STX, LLC
- Company type: Subsidiary
- Industry: Sports equipment
- Founded: 1970; 56 years ago as STX Inc.
- Founder: Richard B.C. Tucker Sr.
- Headquarters: Baltimore, Maryland, United States
- Key people: Richard B.C. Tucker Sr. (Chairman, Founder and co-creator of first stick); Richard B.C. Tucker Jr. (CEO); Jason Goger (President);
- Products: Sports equipment, Apparel Lacrosse Equipment: sticks, helmets, protective goggles, gloves, goalie masks; Field Hockey Equipment: sticks, protective goggles, balls, shin guards; Ice Hockey Equipment: sticks, gloves; ;
- Parent: Wm. T. Burnett & Co.
- Website: STX.com

= STX (sports manufacturer) =

Sports equipment manufacturer

STX (a contraction of the word "sticks" but commonly called "S-T-X") is a global sports equipment manufacturer based in Baltimore, Maryland, US. STX makes lacrosse equipment, field hockey equipment, and ice hockey equipment, but its main business is in manufacturing of men's and women's lacrosse sticks and protective gear, including gloves, pads, and women's eyewear.

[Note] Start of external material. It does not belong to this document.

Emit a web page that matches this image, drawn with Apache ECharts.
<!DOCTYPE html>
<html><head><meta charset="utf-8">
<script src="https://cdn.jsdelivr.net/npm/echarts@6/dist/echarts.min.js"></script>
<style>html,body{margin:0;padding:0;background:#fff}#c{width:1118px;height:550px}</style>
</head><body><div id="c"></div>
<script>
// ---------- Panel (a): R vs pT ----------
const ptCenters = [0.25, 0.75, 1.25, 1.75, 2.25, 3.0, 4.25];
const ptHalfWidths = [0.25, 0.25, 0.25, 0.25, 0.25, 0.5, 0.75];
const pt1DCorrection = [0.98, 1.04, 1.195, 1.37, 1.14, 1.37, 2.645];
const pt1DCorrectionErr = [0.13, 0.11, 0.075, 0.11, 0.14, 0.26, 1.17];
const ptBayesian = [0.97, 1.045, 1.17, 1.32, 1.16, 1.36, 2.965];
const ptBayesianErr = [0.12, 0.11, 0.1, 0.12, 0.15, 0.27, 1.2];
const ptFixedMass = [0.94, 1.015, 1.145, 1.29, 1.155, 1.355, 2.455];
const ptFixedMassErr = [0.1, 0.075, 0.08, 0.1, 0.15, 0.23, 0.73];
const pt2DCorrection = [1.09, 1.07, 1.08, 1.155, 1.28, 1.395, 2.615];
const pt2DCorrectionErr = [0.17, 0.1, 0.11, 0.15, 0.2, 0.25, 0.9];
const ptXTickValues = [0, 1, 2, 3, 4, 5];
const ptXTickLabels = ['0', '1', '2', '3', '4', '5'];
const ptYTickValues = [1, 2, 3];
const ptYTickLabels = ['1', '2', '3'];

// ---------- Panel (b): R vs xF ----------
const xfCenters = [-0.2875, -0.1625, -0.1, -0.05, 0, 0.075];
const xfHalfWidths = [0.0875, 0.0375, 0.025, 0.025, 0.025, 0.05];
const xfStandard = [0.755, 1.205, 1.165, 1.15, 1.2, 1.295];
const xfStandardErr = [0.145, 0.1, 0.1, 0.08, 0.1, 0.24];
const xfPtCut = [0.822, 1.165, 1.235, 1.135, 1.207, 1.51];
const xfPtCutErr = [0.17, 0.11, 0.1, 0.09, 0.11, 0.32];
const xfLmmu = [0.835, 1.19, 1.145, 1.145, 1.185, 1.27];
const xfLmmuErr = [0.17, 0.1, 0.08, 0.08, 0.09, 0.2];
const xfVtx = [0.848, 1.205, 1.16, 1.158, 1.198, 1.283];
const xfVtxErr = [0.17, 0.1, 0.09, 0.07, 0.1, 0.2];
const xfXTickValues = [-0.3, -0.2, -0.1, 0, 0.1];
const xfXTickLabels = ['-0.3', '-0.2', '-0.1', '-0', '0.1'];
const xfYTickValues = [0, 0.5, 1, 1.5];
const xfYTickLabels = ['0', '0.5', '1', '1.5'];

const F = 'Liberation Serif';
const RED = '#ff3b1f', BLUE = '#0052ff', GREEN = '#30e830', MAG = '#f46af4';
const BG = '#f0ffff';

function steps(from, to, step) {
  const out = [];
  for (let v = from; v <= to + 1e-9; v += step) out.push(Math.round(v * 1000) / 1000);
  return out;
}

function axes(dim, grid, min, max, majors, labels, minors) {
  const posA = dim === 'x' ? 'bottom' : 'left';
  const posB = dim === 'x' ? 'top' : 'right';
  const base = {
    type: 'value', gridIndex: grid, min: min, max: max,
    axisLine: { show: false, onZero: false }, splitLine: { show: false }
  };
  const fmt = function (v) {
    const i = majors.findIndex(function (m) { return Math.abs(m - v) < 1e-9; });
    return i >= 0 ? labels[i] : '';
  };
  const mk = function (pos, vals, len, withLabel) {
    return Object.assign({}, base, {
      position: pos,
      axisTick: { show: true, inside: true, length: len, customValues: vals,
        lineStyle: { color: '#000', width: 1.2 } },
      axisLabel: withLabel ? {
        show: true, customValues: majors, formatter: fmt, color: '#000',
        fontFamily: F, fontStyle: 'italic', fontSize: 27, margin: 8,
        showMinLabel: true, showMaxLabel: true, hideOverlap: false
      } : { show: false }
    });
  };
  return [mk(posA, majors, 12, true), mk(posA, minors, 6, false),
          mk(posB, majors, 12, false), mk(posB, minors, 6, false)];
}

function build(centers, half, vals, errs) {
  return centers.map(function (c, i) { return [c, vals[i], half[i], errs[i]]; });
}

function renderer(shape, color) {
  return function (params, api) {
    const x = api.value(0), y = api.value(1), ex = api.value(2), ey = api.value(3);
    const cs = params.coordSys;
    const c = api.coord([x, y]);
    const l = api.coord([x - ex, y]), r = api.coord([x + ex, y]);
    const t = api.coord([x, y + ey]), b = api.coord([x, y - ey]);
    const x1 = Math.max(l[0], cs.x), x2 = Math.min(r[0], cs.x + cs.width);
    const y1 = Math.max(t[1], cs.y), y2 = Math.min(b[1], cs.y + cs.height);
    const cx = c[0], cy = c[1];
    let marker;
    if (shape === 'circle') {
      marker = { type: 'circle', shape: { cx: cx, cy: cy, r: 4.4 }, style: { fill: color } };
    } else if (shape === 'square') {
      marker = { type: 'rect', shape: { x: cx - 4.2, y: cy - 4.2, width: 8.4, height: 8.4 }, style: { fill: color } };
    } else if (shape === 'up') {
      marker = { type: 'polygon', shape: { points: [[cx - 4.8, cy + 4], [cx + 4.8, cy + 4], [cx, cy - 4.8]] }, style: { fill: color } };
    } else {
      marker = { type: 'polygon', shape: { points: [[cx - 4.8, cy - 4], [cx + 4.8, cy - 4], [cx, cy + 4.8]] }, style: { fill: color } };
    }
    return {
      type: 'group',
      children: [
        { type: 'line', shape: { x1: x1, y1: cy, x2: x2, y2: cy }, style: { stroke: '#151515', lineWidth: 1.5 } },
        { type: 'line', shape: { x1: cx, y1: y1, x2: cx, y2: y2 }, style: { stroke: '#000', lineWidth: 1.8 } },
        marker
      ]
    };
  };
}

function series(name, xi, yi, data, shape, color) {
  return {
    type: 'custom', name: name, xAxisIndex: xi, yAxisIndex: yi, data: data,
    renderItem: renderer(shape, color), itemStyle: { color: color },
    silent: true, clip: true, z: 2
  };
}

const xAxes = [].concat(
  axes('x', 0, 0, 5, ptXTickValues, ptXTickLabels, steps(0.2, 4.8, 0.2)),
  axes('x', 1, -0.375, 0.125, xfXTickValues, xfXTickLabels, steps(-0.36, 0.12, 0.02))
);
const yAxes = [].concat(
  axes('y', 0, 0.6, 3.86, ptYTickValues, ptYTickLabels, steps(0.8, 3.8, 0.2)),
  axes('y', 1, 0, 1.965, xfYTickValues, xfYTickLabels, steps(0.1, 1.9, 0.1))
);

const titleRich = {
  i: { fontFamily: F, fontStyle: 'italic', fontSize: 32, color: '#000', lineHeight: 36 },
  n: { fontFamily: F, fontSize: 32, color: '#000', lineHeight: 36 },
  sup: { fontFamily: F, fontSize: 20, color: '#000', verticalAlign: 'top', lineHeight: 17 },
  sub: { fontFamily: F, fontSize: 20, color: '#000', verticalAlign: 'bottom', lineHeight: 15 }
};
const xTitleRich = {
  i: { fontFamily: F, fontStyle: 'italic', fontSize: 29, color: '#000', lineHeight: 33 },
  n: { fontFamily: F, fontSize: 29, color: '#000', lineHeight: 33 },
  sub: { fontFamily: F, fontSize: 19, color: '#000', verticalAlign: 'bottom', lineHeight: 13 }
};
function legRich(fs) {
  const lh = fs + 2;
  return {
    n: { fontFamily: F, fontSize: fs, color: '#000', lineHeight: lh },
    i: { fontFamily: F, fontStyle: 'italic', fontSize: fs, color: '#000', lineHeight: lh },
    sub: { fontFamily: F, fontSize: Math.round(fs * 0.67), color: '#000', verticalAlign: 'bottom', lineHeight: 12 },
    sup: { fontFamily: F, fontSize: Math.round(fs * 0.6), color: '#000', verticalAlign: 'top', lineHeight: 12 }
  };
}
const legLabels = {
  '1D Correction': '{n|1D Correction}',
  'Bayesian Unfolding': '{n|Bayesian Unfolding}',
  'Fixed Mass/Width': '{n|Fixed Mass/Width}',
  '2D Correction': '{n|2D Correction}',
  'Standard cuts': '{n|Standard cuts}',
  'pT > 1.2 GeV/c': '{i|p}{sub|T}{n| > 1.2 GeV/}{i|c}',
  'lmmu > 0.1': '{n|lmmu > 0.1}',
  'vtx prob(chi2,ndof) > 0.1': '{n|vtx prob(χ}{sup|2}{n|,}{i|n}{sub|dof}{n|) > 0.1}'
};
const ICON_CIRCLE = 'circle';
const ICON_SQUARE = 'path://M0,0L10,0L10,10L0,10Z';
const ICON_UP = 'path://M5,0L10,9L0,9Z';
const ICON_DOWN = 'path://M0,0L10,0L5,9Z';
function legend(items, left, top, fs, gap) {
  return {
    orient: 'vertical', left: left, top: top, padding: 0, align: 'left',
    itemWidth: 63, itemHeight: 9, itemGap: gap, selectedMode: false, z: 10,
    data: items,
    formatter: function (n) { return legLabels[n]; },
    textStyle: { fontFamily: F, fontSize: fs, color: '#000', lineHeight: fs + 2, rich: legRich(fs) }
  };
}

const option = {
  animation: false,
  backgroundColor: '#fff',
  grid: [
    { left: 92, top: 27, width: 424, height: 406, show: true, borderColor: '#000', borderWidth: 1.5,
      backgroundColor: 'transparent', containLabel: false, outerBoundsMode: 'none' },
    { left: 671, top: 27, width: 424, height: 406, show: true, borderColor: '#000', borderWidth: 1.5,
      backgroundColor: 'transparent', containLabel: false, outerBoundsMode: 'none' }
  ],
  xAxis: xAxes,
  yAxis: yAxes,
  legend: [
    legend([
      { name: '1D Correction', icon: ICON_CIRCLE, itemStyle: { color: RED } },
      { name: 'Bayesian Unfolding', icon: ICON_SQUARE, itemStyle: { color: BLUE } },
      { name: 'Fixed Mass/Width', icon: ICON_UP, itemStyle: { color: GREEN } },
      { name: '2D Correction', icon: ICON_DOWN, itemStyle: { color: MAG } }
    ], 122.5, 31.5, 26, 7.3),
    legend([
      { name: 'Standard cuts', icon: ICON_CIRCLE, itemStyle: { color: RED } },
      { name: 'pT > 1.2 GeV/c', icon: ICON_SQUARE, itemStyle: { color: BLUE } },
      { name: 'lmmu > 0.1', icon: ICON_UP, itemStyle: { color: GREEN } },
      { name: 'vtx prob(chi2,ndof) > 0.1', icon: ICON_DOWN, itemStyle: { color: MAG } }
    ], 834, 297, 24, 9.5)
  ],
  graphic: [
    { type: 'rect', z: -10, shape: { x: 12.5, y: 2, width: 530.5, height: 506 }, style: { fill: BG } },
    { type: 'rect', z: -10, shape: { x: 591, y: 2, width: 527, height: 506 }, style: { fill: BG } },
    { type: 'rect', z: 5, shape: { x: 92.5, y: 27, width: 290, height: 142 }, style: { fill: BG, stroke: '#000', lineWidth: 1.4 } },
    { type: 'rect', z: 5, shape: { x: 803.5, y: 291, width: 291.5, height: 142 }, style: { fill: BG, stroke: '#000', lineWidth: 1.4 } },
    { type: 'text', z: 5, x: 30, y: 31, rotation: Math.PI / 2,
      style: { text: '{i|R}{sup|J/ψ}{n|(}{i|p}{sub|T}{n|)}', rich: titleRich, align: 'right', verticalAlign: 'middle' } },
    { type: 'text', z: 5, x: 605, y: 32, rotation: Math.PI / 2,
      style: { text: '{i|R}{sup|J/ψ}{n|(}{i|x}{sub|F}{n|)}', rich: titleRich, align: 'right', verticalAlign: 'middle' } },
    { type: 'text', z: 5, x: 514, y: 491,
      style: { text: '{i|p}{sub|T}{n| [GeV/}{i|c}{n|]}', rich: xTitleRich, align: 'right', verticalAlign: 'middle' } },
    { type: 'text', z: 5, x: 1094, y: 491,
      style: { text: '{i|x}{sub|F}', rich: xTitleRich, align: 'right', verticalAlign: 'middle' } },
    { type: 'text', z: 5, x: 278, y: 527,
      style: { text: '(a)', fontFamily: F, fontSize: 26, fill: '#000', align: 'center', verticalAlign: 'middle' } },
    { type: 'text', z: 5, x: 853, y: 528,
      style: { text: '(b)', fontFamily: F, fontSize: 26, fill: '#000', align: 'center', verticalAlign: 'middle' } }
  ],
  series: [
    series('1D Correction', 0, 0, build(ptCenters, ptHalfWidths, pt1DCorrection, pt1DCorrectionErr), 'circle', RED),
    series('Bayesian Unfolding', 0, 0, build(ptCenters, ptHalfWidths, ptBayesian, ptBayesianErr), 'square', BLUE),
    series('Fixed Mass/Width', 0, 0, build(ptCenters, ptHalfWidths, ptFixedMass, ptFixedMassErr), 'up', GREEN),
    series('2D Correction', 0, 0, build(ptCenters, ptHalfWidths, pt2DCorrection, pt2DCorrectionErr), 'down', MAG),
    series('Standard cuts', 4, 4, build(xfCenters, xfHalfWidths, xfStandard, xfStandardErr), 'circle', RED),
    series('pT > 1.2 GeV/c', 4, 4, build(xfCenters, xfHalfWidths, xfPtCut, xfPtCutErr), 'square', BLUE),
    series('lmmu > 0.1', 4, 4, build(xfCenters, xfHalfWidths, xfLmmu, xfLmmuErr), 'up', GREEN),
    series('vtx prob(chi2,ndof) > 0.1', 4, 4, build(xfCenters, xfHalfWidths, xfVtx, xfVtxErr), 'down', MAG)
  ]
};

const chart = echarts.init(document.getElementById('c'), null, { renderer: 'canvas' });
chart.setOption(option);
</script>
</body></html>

The company was founded in 1970 by Richard B.C. Tucker, Sr. as STX Inc. STX's first stick was the double wall, synthetic lacrosse head (U.S. Pat. #3,507,495), which was the first synthetic stick and the only type used to score goals in the first NCAA Men's Lacrosse Championship (1971).

STX is one of the largest manufacturers of lacrosse equipment, and in Maryland, part of the $66+ million industry. It is a subsidiary of Wm. T. Burnett & Co.

==Early history==
Richard B.J. Tucker Sr. grew up playing lacrosse in Baltimore and member of the Johns Hopkins men’s lacrosse team, earning All-American status in his senior year. Upon graduating from Hopkins in 1951, Tucker joined the family business, Wm. T Burnett & Co.

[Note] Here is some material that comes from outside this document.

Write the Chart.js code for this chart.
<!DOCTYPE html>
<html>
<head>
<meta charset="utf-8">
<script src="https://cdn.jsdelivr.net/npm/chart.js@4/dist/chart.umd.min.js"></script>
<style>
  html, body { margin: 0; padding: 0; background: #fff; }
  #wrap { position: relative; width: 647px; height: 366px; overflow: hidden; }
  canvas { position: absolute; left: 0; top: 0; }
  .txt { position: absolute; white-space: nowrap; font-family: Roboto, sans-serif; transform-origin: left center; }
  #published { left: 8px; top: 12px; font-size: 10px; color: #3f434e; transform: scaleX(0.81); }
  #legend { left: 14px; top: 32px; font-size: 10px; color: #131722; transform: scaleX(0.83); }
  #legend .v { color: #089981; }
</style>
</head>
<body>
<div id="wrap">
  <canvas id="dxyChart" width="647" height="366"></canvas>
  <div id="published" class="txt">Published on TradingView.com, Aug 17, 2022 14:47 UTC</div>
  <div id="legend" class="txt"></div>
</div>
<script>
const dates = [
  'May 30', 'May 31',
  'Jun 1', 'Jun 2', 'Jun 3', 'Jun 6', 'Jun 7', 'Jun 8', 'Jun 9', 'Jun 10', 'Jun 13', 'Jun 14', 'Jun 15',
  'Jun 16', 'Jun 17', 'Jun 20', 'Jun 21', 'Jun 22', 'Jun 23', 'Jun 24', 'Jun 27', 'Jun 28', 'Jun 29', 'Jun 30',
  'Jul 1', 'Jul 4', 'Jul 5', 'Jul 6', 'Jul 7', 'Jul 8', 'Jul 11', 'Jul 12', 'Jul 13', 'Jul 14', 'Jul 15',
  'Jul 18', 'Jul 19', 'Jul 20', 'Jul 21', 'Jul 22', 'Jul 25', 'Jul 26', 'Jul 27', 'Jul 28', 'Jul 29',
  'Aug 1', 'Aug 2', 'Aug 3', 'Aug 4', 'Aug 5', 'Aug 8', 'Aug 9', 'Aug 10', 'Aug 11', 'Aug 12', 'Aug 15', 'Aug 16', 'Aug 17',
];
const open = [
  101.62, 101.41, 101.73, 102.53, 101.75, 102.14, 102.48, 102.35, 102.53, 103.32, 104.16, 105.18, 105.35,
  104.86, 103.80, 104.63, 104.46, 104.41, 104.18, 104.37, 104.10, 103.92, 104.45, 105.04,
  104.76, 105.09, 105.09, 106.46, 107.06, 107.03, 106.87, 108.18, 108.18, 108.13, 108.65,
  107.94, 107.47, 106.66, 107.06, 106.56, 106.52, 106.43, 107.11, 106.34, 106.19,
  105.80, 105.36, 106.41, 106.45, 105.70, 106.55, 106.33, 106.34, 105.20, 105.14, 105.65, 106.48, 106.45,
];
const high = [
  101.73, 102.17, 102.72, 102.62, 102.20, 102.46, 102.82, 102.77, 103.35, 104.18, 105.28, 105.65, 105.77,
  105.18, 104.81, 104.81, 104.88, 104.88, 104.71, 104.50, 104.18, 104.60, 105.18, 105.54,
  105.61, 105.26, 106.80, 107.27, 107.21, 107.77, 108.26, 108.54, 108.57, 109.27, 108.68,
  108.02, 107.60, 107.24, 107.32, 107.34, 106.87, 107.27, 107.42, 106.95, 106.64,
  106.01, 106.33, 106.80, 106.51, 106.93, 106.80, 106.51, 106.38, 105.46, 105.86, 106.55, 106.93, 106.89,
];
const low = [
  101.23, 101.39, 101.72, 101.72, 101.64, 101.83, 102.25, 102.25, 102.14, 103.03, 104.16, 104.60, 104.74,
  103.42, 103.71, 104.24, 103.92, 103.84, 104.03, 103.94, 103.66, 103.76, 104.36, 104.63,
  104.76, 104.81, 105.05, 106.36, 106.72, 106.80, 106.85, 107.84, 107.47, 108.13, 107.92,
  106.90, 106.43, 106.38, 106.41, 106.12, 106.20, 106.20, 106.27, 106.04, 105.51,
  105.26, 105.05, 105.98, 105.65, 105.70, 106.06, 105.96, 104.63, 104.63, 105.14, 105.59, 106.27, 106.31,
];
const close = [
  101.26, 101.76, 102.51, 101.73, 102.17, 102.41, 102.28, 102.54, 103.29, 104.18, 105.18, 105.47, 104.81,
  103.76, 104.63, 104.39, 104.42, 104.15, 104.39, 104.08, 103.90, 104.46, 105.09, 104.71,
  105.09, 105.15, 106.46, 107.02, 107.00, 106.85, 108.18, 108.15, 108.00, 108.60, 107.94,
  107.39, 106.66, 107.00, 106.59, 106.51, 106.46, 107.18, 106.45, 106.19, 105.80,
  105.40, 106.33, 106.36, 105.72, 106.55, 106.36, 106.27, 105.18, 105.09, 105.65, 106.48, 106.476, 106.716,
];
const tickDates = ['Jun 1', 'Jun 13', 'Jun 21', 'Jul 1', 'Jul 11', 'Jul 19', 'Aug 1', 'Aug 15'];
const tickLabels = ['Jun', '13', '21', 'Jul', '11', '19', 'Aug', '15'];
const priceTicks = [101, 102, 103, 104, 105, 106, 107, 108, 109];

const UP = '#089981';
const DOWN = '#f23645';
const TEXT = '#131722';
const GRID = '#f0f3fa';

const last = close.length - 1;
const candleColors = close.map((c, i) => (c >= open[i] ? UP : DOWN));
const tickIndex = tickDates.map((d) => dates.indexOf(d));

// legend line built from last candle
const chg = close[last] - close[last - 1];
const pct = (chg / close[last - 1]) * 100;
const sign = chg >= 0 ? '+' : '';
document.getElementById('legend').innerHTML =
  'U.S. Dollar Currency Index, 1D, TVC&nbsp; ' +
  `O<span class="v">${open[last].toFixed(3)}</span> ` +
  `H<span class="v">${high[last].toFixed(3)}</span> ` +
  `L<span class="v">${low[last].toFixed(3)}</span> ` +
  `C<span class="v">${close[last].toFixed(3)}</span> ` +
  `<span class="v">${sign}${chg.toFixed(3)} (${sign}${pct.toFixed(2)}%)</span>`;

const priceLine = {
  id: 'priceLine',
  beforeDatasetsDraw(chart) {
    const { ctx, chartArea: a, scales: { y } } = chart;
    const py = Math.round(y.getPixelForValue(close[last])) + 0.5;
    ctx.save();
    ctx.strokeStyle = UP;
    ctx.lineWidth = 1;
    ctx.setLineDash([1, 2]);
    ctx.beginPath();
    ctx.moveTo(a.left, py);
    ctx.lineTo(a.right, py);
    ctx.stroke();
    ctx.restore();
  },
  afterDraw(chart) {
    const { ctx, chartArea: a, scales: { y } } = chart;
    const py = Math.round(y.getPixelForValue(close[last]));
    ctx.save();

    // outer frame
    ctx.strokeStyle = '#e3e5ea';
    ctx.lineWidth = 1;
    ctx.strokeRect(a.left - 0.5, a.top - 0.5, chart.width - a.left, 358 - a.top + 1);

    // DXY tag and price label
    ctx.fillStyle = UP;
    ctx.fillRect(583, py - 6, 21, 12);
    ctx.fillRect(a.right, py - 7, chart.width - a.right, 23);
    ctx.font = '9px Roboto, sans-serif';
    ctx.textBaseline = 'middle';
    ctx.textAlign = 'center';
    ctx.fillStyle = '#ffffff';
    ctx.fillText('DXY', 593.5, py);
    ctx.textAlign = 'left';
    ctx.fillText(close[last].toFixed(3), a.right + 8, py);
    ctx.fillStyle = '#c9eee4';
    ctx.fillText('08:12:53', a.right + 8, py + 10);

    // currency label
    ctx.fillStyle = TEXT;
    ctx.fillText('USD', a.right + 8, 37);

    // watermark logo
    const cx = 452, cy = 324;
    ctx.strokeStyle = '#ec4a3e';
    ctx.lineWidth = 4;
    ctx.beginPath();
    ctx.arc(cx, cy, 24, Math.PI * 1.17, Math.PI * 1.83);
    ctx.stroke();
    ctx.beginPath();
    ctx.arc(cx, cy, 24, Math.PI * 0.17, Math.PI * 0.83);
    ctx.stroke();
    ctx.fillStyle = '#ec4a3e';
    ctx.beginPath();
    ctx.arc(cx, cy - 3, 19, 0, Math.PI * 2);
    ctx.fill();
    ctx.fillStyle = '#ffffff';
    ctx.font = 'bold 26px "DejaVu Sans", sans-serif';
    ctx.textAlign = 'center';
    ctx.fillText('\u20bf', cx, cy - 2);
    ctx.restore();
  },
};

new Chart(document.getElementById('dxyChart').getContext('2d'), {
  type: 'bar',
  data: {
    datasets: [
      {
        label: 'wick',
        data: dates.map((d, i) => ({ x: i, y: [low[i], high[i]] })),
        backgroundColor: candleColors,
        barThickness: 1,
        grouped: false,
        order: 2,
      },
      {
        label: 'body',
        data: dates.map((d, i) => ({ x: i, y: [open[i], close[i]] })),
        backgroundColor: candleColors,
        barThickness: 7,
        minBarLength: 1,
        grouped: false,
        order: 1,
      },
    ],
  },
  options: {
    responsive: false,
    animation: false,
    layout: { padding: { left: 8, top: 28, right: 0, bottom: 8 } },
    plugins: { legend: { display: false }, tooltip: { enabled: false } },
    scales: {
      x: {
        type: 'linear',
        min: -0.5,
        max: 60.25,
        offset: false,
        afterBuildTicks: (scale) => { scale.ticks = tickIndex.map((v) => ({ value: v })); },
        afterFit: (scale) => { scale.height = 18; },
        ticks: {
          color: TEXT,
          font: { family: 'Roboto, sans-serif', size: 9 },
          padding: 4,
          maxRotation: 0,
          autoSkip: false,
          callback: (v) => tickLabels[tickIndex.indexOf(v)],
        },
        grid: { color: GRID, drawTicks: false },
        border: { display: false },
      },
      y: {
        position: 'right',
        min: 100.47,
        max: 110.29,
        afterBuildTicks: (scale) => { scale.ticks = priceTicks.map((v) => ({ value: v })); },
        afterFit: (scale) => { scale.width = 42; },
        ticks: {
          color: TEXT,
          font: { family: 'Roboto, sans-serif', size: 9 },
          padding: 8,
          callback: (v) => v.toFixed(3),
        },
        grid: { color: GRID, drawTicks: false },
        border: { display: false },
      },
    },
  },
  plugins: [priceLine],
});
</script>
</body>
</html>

At Burnett, Tucker and his fellow lacrosse playing colleagues began to play with the notion of a synthetic lacrosse head that would make the game they were all so passionate about more accessible to the masses. Up until and through the 1960s, all lacrosse sticks were laboriously crafted and strung by hand on the Native American reservations where the game had been played for centuries. The very limited supply and relatively high level of inconsistency in the final product made for a relatively exclusive distribution network. In the case of Mr. Tucker, the situation was compounded by the fact that the vast majority of sticks were built and strung in such a manner that they were truly most conducive for right handed players. Being left handed, Tucker grew frustrated that if he broke a stick, finding a quality replacement was exponentially more difficult for him than it was for others.

With a desire to improve and grow the game they cherished, and access to the latest in raw material technology, Tucker and his partners began experimenting with various fabrications for a synthetic lacrosse head. By 1966, Joseph Sollers Jr. (President of Burnett and former Hopkins Lacrosse All-American), Bill Crawford (former University of Virginia goaltender), and Roland Fracalossi (industry leading chemist at Burnett) had, along with Tucker, produced the first synthetic lacrosse head. A patent application was filed in 1967, while a refined prototype was developed over the next year. In 1968, during a game between the US Naval Academy and West Point, a synthetic lacrosse head was put into play for the first time.

In 1970, US Patent #3,507,495 was received by STX, LLC. One year later, in the first NCAA lacrosse national championship, Cornell outscored Maryland 12-6 for the win. Every single goal scored during the match was done so with an STX lacrosse head, a dramatic shift from just 12 months prior when wooden sticks were the standard. The new, synthetic type of stick has become the most common in the sport.

==Golf==
In the mid-1970s, STX began branching out from lacrosse equipment with the development of golf putters, aided by ties with the chemical company DuPont. In 2006, a survey conducted by the Darrell Survey Company on the PGA Tour determined that STX putters were considered among the top five. As of 2021, STX no longer sells golf clubs.

==Ice hockey==
STX produces ice hockey equipment, including shoulder pads, elbow pads, gloves, shin guards, and sticks. They have three lines of equipment: Stallion, Surgeon, and Halo. There are several NHL players who use STX gear, including Jiří Hudler, Matt Moulson, Vincent Trocheck, Ivan Barbashev, and Brandon Pirri.